= Problem to solve =
Retype the whole listing verbatim and keep the pictures out of it.
>> Begin Given data
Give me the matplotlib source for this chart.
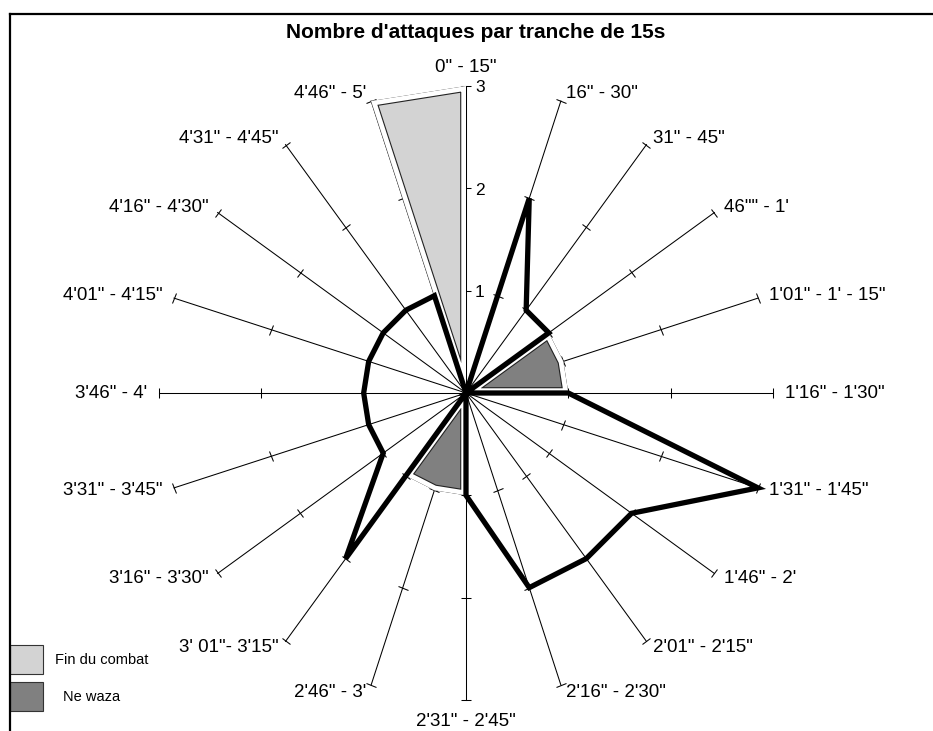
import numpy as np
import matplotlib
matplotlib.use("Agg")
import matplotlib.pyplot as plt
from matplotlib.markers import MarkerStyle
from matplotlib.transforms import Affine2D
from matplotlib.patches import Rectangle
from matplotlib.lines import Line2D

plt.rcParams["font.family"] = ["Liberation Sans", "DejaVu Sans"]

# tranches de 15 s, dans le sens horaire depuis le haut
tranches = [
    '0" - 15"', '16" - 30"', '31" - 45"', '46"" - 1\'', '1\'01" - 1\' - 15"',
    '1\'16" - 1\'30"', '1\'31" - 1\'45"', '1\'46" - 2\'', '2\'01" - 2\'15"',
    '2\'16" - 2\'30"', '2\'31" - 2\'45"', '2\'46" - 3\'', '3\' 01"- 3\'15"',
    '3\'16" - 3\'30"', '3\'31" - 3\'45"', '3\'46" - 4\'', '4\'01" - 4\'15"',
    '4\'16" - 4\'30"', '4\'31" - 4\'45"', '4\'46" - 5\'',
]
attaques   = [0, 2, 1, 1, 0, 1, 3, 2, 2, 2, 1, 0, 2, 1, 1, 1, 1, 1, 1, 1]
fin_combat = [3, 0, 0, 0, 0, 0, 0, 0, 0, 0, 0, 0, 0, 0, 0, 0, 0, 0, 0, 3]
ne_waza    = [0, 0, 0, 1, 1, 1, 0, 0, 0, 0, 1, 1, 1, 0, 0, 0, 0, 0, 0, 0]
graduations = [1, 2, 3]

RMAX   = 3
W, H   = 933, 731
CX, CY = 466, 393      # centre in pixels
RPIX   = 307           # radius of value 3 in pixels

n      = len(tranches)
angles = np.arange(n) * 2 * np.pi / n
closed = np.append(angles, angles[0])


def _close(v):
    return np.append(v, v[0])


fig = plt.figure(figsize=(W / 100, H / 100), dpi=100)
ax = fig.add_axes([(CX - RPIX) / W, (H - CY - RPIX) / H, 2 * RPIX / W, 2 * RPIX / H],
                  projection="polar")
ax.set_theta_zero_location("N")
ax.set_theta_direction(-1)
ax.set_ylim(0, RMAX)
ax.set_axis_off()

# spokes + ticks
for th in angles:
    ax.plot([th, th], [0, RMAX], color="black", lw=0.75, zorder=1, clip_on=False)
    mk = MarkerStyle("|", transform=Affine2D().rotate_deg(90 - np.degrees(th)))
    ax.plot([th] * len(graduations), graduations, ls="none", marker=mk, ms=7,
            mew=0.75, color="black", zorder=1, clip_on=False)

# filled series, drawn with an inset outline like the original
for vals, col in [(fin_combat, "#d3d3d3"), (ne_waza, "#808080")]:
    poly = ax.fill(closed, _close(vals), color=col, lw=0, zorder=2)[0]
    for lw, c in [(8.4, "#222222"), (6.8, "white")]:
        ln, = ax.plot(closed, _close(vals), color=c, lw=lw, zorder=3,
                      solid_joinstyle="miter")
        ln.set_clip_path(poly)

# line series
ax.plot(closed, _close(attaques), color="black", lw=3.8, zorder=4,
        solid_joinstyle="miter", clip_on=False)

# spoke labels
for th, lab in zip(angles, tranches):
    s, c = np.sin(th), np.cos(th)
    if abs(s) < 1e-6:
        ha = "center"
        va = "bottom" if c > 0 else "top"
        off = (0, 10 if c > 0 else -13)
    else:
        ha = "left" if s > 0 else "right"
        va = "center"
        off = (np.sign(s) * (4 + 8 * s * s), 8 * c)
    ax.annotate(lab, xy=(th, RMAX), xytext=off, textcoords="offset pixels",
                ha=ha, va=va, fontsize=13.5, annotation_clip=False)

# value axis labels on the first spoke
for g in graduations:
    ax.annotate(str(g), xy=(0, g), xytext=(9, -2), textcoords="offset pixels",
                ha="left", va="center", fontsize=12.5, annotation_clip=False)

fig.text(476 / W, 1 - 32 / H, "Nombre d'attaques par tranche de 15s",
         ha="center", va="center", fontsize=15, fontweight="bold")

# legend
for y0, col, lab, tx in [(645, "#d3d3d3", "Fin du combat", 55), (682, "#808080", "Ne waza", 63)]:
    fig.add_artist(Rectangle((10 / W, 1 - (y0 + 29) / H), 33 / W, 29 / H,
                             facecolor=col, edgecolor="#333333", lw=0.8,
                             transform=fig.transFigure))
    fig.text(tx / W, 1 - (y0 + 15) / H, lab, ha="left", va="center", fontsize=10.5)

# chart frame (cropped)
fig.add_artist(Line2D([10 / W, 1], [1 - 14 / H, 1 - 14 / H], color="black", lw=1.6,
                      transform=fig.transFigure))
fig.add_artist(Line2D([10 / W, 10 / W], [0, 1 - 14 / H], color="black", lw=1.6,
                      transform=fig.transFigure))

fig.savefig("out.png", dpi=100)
>> End Given data
= Final answer =
Give me the matplotlib source for this chart.
import numpy as np
import matplotlib
matplotlib.use("Agg")
import matplotlib.pyplot as plt
from matplotlib.markers import MarkerStyle
from matplotlib.transforms import Affine2D
from matplotlib.patches import Rectangle
from matplotlib.lines import Line2D

plt.rcParams["font.family"] = ["Liberation Sans", "DejaVu Sans"]

# tranches de 15 s, dans le sens horaire depuis le haut
tranches = [
    '0" - 15"', '16" - 30"', '31" - 45"', '46"" - 1\'', '1\'01" - 1\' - 15"',
    '1\'16" - 1\'30"', '1\'31" - 1\'45"', '1\'46" - 2\'', '2\'01" - 2\'15"',
    '2\'16" - 2\'30"', '2\'31" - 2\'45"', '2\'46" - 3\'', '3\' 01"- 3\'15"',
    '3\'16" - 3\'30"', '3\'31" - 3\'45"', '3\'46" - 4\'', '4\'01" - 4\'15"',
    '4\'16" - 4\'30"', '4\'31" - 4\'45"', '4\'46" - 5\'',
]
attaques   = [0, 2, 1, 1, 0, 1, 3, 2, 2, 2, 1, 0, 2, 1, 1, 1, 1, 1, 1, 1]
fin_combat = [3, 0, 0, 0, 0, 0, 0, 0, 0, 0, 0, 0, 0, 0, 0, 0, 0, 0, 0, 3]
ne_waza    = [0, 0, 0, 1, 1, 1, 0, 0, 0, 0, 1, 1, 1, 0, 0, 0, 0, 0, 0, 0]
graduations = [1, 2, 3]

RMAX   = 3
W, H   = 933, 731
CX, CY = 466, 393      # centre in pixels
RPIX   = 307           # radius of value 3 in pixels

n      = len(tranches)
angles = np.arange(n) * 2 * np.pi / n
closed = np.append(angles, angles[0])


def _close(v):
    return np.append(v, v[0])


fig = plt.figure(figsize=(W / 100, H / 100), dpi=100)
ax = fig.add_axes([(CX - RPIX) / W, (H - CY - RPIX) / H, 2 * RPIX / W, 2 * RPIX / H],
                  projection="polar")
ax.set_theta_zero_location("N")
ax.set_theta_direction(-1)
ax.set_ylim(0, RMAX)
ax.set_axis_off()

# spokes + ticks
for th in angles:
    ax.plot([th, th], [0, RMAX], color="black", lw=0.75, zorder=1, clip_on=False)
    mk = MarkerStyle("|", transform=Affine2D().rotate_deg(90 - np.degrees(th)))
    ax.plot([th] * len(graduations), graduations, ls="none", marker=mk, ms=7,
            mew=0.75, color="black", zorder=1, clip_on=False)

# filled series, drawn with an inset outline like the original
for vals, col in [(fin_combat, "#d3d3d3"), (ne_waza, "#808080")]:
    poly = ax.fill(closed, _close(vals), color=col, lw=0, zorder=2)[0]
    for lw, c in [(8.4, "#222222"), (6.8, "white")]:
        ln, = ax.plot(closed, _close(vals), color=c, lw=lw, zorder=3,
                      solid_joinstyle="miter")
        ln.set_clip_path(poly)

# line series
ax.plot(closed, _close(attaques), color="black", lw=3.8, zorder=4,
        solid_joinstyle="miter", clip_on=False)

# spoke labels
for th, lab in zip(angles, tranches):
    s, c = np.sin(th), np.cos(th)
    if abs(s) < 1e-6:
        ha = "center"
        va = "bottom" if c > 0 else "top"
        off = (0, 10 if c > 0 else -13)
    else:
        ha = "left" if s > 0 else "right"
        va = "center"
        off = (np.sign(s) * (4 + 8 * s * s), 8 * c)
    ax.annotate(lab, xy=(th, RMAX), xytext=off, textcoords="offset pixels",
                ha=ha, va=va, fontsize=13.5, annotation_clip=False)

# value axis labels on the first spoke
for g in graduations:
    ax.annotate(str(g), xy=(0, g), xytext=(9, -2), textcoords="offset pixels",
                ha="left", va="center", fontsize=12.5, annotation_clip=False)

fig.text(476 / W, 1 - 32 / H, "Nombre d'attaques par tranche de 15s",
         ha="center", va="center", fontsize=15, fontweight="bold")

# legend
for y0, col, lab, tx in [(645, "#d3d3d3", "Fin du combat", 55), (682, "#808080", "Ne waza", 63)]:
    fig.add_artist(Rectangle((10 / W, 1 - (y0 + 29) / H), 33 / W, 29 / H,
                             facecolor=col, edgecolor="#333333", lw=0.8,
                             transform=fig.transFigure))
    fig.text(tx / W, 1 - (y0 + 15) / H, lab, ha="left", va="center", fontsize=10.5)

# chart frame (cropped)
fig.add_artist(Line2D([10 / W, 1], [1 - 14 / H, 1 - 14 / H], color="black", lw=1.6,
                      transform=fig.transFigure))
fig.add_artist(Line2D([10 / W, 10 / W], [0, 1 - 14 / H], color="black", lw=1.6,
                      transform=fig.transFigure))

fig.savefig("out.png", dpi=100)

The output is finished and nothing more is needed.